… and I am quietly freaking out!
Not only because I have only packed a measly two boxes of our stuff in preparation for the move but also because it now feels too soon. Too hectic. Too big a thing to be happening right now. I’m excited too though, cannot wait to move into the home we’ve chosen for our family. The hounds are going to LOVE the huge garden and Kade is going to have loads of fun playing soccer and cricket on our new expansive lawn.
The thing is this.
We’ve lived in our current home for over 9 years. It’s the house that became our home. It’s about the carport renovation, the new swanky patio where we’ve entertained a LOT, the new stairs which converted our home into a safe place instead of a rollercoaster death trap. It’s where my husband proposed to me. (on the old death trap staircase) It’s where we arrived the day after our wedding amped but tired to open pressies. It’s been the place that’s kept us safe, warm and sheltered.
The stories those four walls could tell are countless. The arguments about money for ivf, the ensconcement after too many failed treatments. The place where we celebrated our eventual pregnancy success and the place that we brought our son home to. It’s where we’ve seen our bug grow from baby to big boy.
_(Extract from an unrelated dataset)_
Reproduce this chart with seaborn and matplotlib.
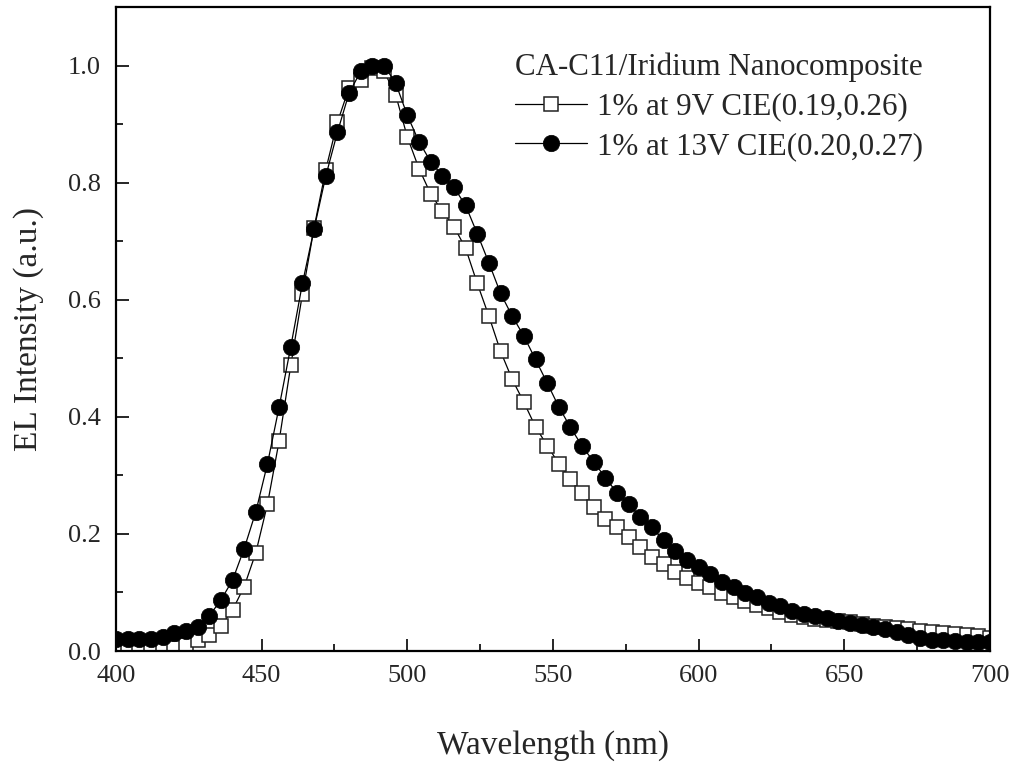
import numpy as np
import pandas as pd
import matplotlib
matplotlib.use("Agg")
import matplotlib.pyplot as plt
from matplotlib.ticker import MultipleLocator, FormatStrFormatter
import seaborn as sns

# Emission wavelength grid (nm), one sample every 4 nm
wavelength = list(range(400, 701, 4))

# Normalised EL spectrum, 1% device driven at 9 V
el_9v = [0.002, 0.002, 0.002, 0.002, 0.003, 0.006, 0.010, 0.019,
         0.027, 0.043, 0.070, 0.110, 0.168, 0.251, 0.359, 0.488,
         0.610, 0.723, 0.822, 0.903, 0.962, 0.976, 0.995, 0.990,
         0.950, 0.878, 0.824, 0.781, 0.751, 0.725, 0.688, 0.628,
         0.572, 0.512, 0.464, 0.425, 0.383, 0.351, 0.320, 0.294,
         0.270, 0.246, 0.226, 0.211, 0.194, 0.178, 0.161, 0.148,
         0.135, 0.124, 0.116, 0.109, 0.099, 0.093, 0.086, 0.078,
         0.073, 0.067, 0.061, 0.058, 0.055, 0.053, 0.051, 0.049,
         0.046, 0.043, 0.041, 0.039, 0.037, 0.035, 0.033, 0.031,
         0.029, 0.027, 0.025, 0.023]

# Normalised EL spectrum, 1% device driven at 13 V
el_13v = [0.020, 0.020, 0.020, 0.020, 0.024, 0.030, 0.035, 0.041,
          0.060, 0.087, 0.121, 0.175, 0.238, 0.320, 0.417, 0.520,
          0.628, 0.721, 0.811, 0.886, 0.953, 0.990, 1.000, 1.000,
          0.970, 0.915, 0.870, 0.836, 0.812, 0.792, 0.761, 0.713,
          0.663, 0.611, 0.572, 0.538, 0.498, 0.458, 0.417, 0.382,
          0.350, 0.323, 0.296, 0.270, 0.251, 0.229, 0.211, 0.189,
          0.171, 0.156, 0.144, 0.131, 0.118, 0.109, 0.099, 0.092,
          0.082, 0.077, 0.069, 0.064, 0.060, 0.056, 0.052, 0.048,
          0.045, 0.041, 0.038, 0.033, 0.027, 0.022, 0.019, 0.018,
          0.017, 0.016, 0.016, 0.015]

legend_title = "CA-C11/Iridium Nanocomposite"
label_9v = "1% at 9V CIE(0.19,0.26)"
label_13v = "1% at 13V CIE(0.20,0.27)"

df = pd.DataFrame({"wavelength": wavelength, "v9": el_9v, "v13": el_13v})

sns.set_style("ticks")
plt.rcParams["font.family"] = ["Liberation Serif", "DejaVu Serif"]
plt.rcParams["xtick.direction"] = "in"
plt.rcParams["ytick.direction"] = "in"

fig = plt.figure(figsize=(10.14, 7.69), dpi=100)
ax = fig.add_axes([0.1144, 0.1534, 0.8619, 0.8375])

sns.lineplot(data=df, x="wavelength", y="v9", ax=ax, color="black",
             linewidth=0.9, marker="s", markersize=10,
             markerfacecolor="white", markeredgecolor="#222222",
             markeredgewidth=1.1, label=label_9v, zorder=2)
sns.lineplot(data=df, x="wavelength", y="v13", ax=ax, color="black",
             linewidth=0.9, marker="o", markersize=11.8,
             markerfacecolor="black", markeredgecolor="black",
             markeredgewidth=0.5, label=label_13v, zorder=3)

ax.set_xlim(400, 700)
ax.set_ylim(0, 1.1)
ax.xaxis.set_major_locator(MultipleLocator(50))
ax.xaxis.set_minor_locator(MultipleLocator(25))
ax.yaxis.set_major_locator(MultipleLocator(0.2))
ax.yaxis.set_minor_locator(MultipleLocator(0.1))
ax.yaxis.set_major_formatter(FormatStrFormatter("%.1f"))

ax.tick_params(which="major", length=9, width=1.4, labelsize=19,
               top=False, right=False)
ax.tick_params(axis="x", which="major", pad=10)
ax.tick_params(axis="y", which="major", pad=11)
ax.tick_params(which="minor", length=5, width=1.4, top=False, right=False)
for side in ["left", "right", "top", "bottom"]:
    ax.spines[side].set_visible(True)
    ax.spines[side].set_linewidth(1.6)
    ax.spines[side].set_color("black")

ax.set_xlabel("Wavelength (nm)", fontsize=24, labelpad=31)
ax.set_ylabel("EL Intensity (a.u.)", fontsize=24, labelpad=17)

leg = ax.legend(title=legend_title, loc="upper left",
                bbox_to_anchor=(0.457, 0.93), frameon=False,
                fontsize=22.3, title_fontsize=22.3, handlelength=2.3,
                handletextpad=0.35, labelspacing=0.33, borderpad=0,
                borderaxespad=0, alignment="left")
leg._legend_box.sep = 8

fig.savefig("out.png", dpi=100)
Where we’ve danced manically, laughed our heads off. Where we’ve cried – from sadness and joy. It’s where I grieved in my husband’s arms when my Dad passed away.
This house – our HOME is the place we’ve made and created some of the worst and some of the best memories of our life together.
I know that there will be special times in our new house. That there will be challenges we have to face together there and as we grow to know our new home, that new memories will be created. But I am sad to be leaving our current home. I think I’ll probably have a quiet moment next week when it’s all empty and say a prayer for the family who will be taking ownership of “our place”.
I can only hope and pray that they have as blessed a time in that house as we have.